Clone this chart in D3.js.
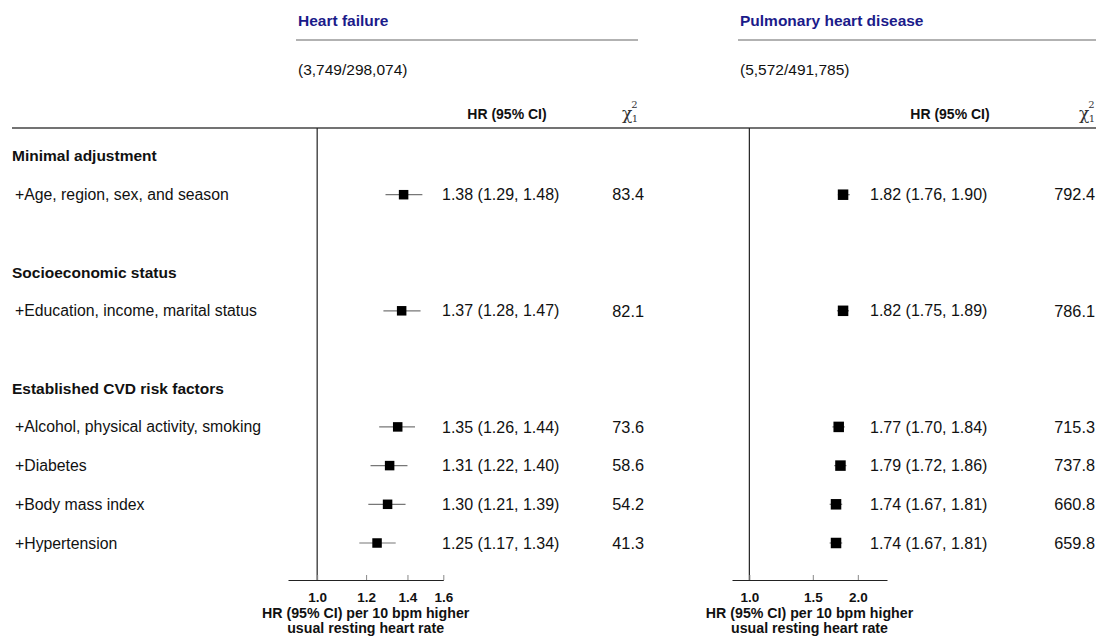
<!DOCTYPE html>
<html><head><meta charset="utf-8">
<script src="https://cdn.jsdelivr.net/npm/d3@7"></script>
<style>body{margin:0;background:#fff}svg{display:block;font-family:"Liberation Sans",Arial,sans-serif}</style>
</head><body><svg id="c" width="1096" height="636"></svg>
<script>
const panelTitles = ["Heart failure", "Pulmonary heart disease"];
const panelCounts = ["(3,749/298,074)", "(5,572/491,785)"];
const sections = ["Minimal adjustment", "Socioeconomic status", "Established CVD risk factors"];
const rowLabels = ["+Age, region, sex, and season", "+Education, income, marital status",
  "+Alcohol, physical activity, smoking", "+Diabetes", "+Body mass index", "+Hypertension"];
const rowSection = [0, 1, 2, 2, 2, 2];
const hfHR = [1.38, 1.37, 1.35, 1.31, 1.30, 1.25];
const hfLo = [1.29, 1.28, 1.26, 1.22, 1.21, 1.17];
const hfHi = [1.48, 1.47, 1.44, 1.40, 1.39, 1.34];
const hfChi = ["83.4", "82.1", "73.6", "58.6", "54.2", "41.3"];
const phHR = [1.82, 1.82, 1.77, 1.79, 1.74, 1.74];
const phLo = [1.76, 1.75, 1.70, 1.72, 1.67, 1.67];
const phHi = [1.90, 1.89, 1.84, 1.86, 1.81, 1.81];
const phChi = ["792.4", "786.1", "715.3", "737.8", "660.8", "659.8"];
const hfTicks = [1.0, 1.2, 1.4, 1.6];
const phTicks = [1.0, 1.5, 2.0];
const axisTitle = ["HR (95% CI) per 10 bpm higher", "usual resting heart rate"];

const svg = d3.select("#c");
const slotOf = [];
const headerSlot = [];
let s = 0;
sections.forEach((sec, si) => {
  if (si > 0) s++;
  headerSlot.push(s); s++;
  rowLabels.forEach((r, ri) => { if (rowSection[ri] === si) { slotOf[ri] = s; s++; } });
});
const y = d3.scalePoint().domain(d3.range(s)).range([156, 543]);

const panels = [
  {x0: 298, lineEnd: 638, axisRange: [288, 443.3], domain: [0.897, 1.6], ticks: hfTicks, hr: hfHR, lo: hfLo, hi: hfHi, chi: hfChi, hrText: 442, hrHead: 507, chiX: 644, chiHead: 630, size: 9.5},
  {x0: 740, lineEnd: 1096, axisRange: [732, 887], domain: [0.895, 2.41], ticks: phTicks, hr: phHR, lo: phLo, hi: phHi, chi: phChi, hrText: 870, hrHead: 950, chiX: 1095, chiHead: 1087, size: 10.5}
];

svg.append("line").attr("x1", 12).attr("x2", 1096).attr("y1", 128).attr("y2", 128)
  .attr("stroke", "#444").attr("stroke-width", 1.3);

sections.forEach((sec, si) => {
  svg.append("text").attr("x", 12).attr("y", y(headerSlot[si])).attr("dy", "0.35em")
    .attr("font-size", 15.5).attr("font-weight", "bold").attr("fill", "#111").text(sec);
});
rowLabels.forEach((r, ri) => {
  svg.append("text").attr("x", 15).attr("y", y(slotOf[ri])).attr("dy", "0.35em")
    .attr("font-size", 15.8).attr("fill", "#111").text(r);
});

const fmt = d3.format(".2f");
panels.forEach((p, pi) => {
  const g = svg.append("g");
  g.append("text").attr("x", p.x0).attr("y", 26).attr("font-size", 15.5).attr("font-weight", "bold")
    .attr("fill", "#1b1b8a").text(panelTitles[pi]);
  g.append("line").attr("x1", p.x0 - 2).attr("x2", p.lineEnd).attr("y1", 40).attr("y2", 40)
    .attr("stroke", "#666").attr("stroke-width", 1.2);
  g.append("text").attr("x", p.x0).attr("y", 75).attr("font-size", 15.5).attr("fill", "#111").text(panelCounts[pi]);
  g.append("text").attr("x", p.hrHead).attr("y", 119).attr("text-anchor", "middle").attr("font-size", 14)
    .attr("font-weight", "bold").attr("fill", "#111").text("HR (95% CI)");
  const chiT = g.append("text").attr("x", p.chiHead).attr("y", 119).attr("text-anchor", "middle")
    .attr("font-family", "DejaVu Serif, serif").attr("fill", "#333");
  chiT.append("tspan").attr("font-size", 17).text("χ");
  chiT.append("tspan").attr("font-size", 10).attr("dy", -11).attr("dx", -1).text("2");
  chiT.append("tspan").attr("font-size", 10).attr("dy", 14).attr("dx", -6).text("1");

  const x = d3.scaleLog().domain(p.domain).range(p.axisRange);
  g.append("line").attr("x1", x(1)).attr("x2", x(1)).attr("y1", 128).attr("y2", 580)
    .attr("stroke", "#222").attr("stroke-width", 1.2);
  const ax = g.append("g").attr("transform", "translate(0,580)")
    .call(d3.axisBottom(x).tickValues(p.ticks).tickFormat(d3.format(".1f")).tickSizeInner(-5).tickSizeOuter(0).tickPadding(12));
  ax.select(".domain").attr("stroke", "#222").attr("stroke-width", 1.2);
  ax.selectAll(".tick line").attr("stroke", "#888");
  ax.selectAll(".tick text").attr("font-size", 13.5).attr("font-weight", "bold").attr("fill", "#111")
    .attr("font-family", "Liberation Sans, Arial, sans-serif");
  const cx = (p.axisRange[0] + p.axisRange[1]) / 2;
  axisTitle.forEach((t, ti) => {
    g.append("text").attr("x", cx).attr("y", 618 + ti * 14.5).attr("text-anchor", "middle")
      .attr("font-size", 14.2).attr("font-weight", "bold").attr("fill", "#111").text(t);
  });

  p.hr.forEach((h, i) => {
    const yy = y(slotOf[i]);
    g.append("line").attr("x1", x(p.lo[i])).attr("x2", x(p.hi[i])).attr("y1", yy).attr("y2", yy)
      .attr("stroke", "#777").attr("stroke-width", 1.2);
    g.append("rect").attr("x", x(h) - p.size / 2).attr("y", yy - p.size / 2)
      .attr("width", p.size).attr("height", p.size).attr("fill", "#000");
    g.append("text").attr("x", p.hrText).attr("y", yy).attr("dy", "0.35em").attr("font-size", 16)
      .attr("fill", "#111").text(`${fmt(h)} (${fmt(p.lo[i])}, ${fmt(p.hi[i])})`);
    g.append("text").attr("x", p.chiX).attr("y", yy).attr("dy", "0.35em").attr("text-anchor", "end")
      .attr("font-size", 16.3).attr("fill", "#111").text(p.chi[i]);
  });
});
</script></body></html>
========
Restate the material word for word from its first line through the line containing "const y = d3.scalePoint().domain(d3.range(s)).range([156, 543]);", both included; the pictures do not belong in it.

Clone this chart in D3.js.
<!DOCTYPE html>
<html><head><meta charset="utf-8">
<script src="https://cdn.jsdelivr.net/npm/d3@7"></script>
<style>body{margin:0;background:#fff}svg{display:block;font-family:"Liberation Sans",Arial,sans-serif}</style>
</head><body><svg id="c" width="1096" height="636"></svg>
<script>
const panelTitles = ["Heart failure", "Pulmonary heart disease"];
const panelCounts = ["(3,749/298,074)", "(5,572/491,785)"];
const sections = ["Minimal adjustment", "Socioeconomic status", "Established CVD risk factors"];
const rowLabels = ["+Age, region, sex, and season", "+Education, income, marital status",
  "+Alcohol, physical activity, smoking", "+Diabetes", "+Body mass index", "+Hypertension"];
const rowSection = [0, 1, 2, 2, 2, 2];
const hfHR = [1.38, 1.37, 1.35, 1.31, 1.30, 1.25];
const hfLo = [1.29, 1.28, 1.26, 1.22, 1.21, 1.17];
const hfHi = [1.48, 1.47, 1.44, 1.40, 1.39, 1.34];
const hfChi = ["83.4", "82.1", "73.6", "58.6", "54.2", "41.3"];
const phHR = [1.82, 1.82, 1.77, 1.79, 1.74, 1.74];
const phLo = [1.76, 1.75, 1.70, 1.72, 1.67, 1.67];
const phHi = [1.90, 1.89, 1.84, 1.86, 1.81, 1.81];
const phChi = ["792.4", "786.1", "715.3", "737.8", "660.8", "659.8"];
const hfTicks = [1.0, 1.2, 1.4, 1.6];
const phTicks = [1.0, 1.5, 2.0];
const axisTitle = ["HR (95% CI) per 10 bpm higher", "usual resting heart rate"];

const svg = d3.select("#c");
const slotOf = [];
const headerSlot = [];
let s = 0;
sections.forEach((sec, si) => {
  if (si > 0) s++;
  headerSlot.push(s); s++;
  rowLabels.forEach((r, ri) => { if (rowSection[ri] === si) { slotOf[ri] = s; s++; } });
});
const y = d3.scalePoint().domain(d3.range(s)).range([156, 543]);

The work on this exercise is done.